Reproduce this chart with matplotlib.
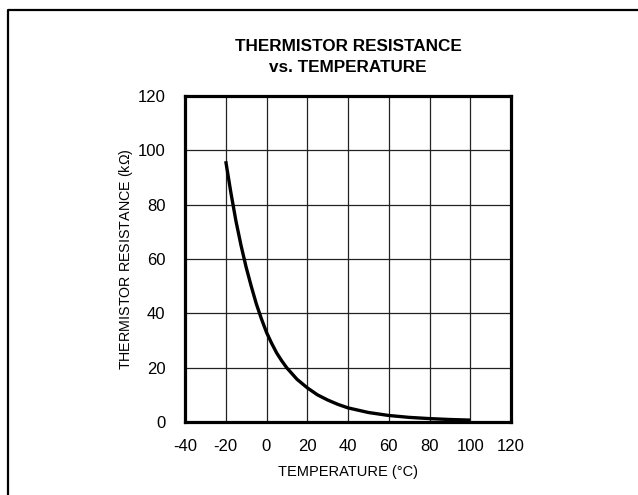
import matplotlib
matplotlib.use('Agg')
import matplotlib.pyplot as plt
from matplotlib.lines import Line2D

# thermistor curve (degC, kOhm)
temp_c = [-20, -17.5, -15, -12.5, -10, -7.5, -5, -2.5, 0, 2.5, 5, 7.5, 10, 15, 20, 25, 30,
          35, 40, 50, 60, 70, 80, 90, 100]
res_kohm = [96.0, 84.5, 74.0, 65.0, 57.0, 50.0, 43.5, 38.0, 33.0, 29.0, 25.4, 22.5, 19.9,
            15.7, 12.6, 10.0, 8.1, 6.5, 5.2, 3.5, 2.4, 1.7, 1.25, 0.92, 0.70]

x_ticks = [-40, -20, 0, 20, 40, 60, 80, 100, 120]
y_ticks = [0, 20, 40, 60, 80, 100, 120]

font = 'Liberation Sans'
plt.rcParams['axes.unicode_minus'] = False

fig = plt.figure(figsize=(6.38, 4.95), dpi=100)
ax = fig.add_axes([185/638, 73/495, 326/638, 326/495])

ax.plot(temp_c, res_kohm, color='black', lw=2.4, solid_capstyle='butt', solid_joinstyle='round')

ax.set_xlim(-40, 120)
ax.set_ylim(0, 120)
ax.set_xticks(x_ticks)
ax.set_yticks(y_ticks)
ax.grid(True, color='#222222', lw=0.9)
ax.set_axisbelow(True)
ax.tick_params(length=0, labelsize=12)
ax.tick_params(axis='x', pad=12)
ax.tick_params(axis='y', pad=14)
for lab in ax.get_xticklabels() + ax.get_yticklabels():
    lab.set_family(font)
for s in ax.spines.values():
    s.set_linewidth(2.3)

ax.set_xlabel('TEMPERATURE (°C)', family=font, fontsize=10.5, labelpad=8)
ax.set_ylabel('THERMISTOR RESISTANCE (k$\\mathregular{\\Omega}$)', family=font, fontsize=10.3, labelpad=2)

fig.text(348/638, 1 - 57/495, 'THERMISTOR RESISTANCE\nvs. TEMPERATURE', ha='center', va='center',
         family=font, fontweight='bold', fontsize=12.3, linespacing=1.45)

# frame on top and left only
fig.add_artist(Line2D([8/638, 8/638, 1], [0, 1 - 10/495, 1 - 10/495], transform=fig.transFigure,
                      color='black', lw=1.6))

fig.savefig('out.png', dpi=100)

□ □ □ □ □ □ □

** What you will do **
Take the lines from the start of the material to the line with "from matplotlib.lines import Line2D", both included, and transcribe them exactly without the pictures.

** Result **
Reproduce this chart with matplotlib.
import matplotlib
matplotlib.use('Agg')
import matplotlib.pyplot as plt
from matplotlib.lines import Line2D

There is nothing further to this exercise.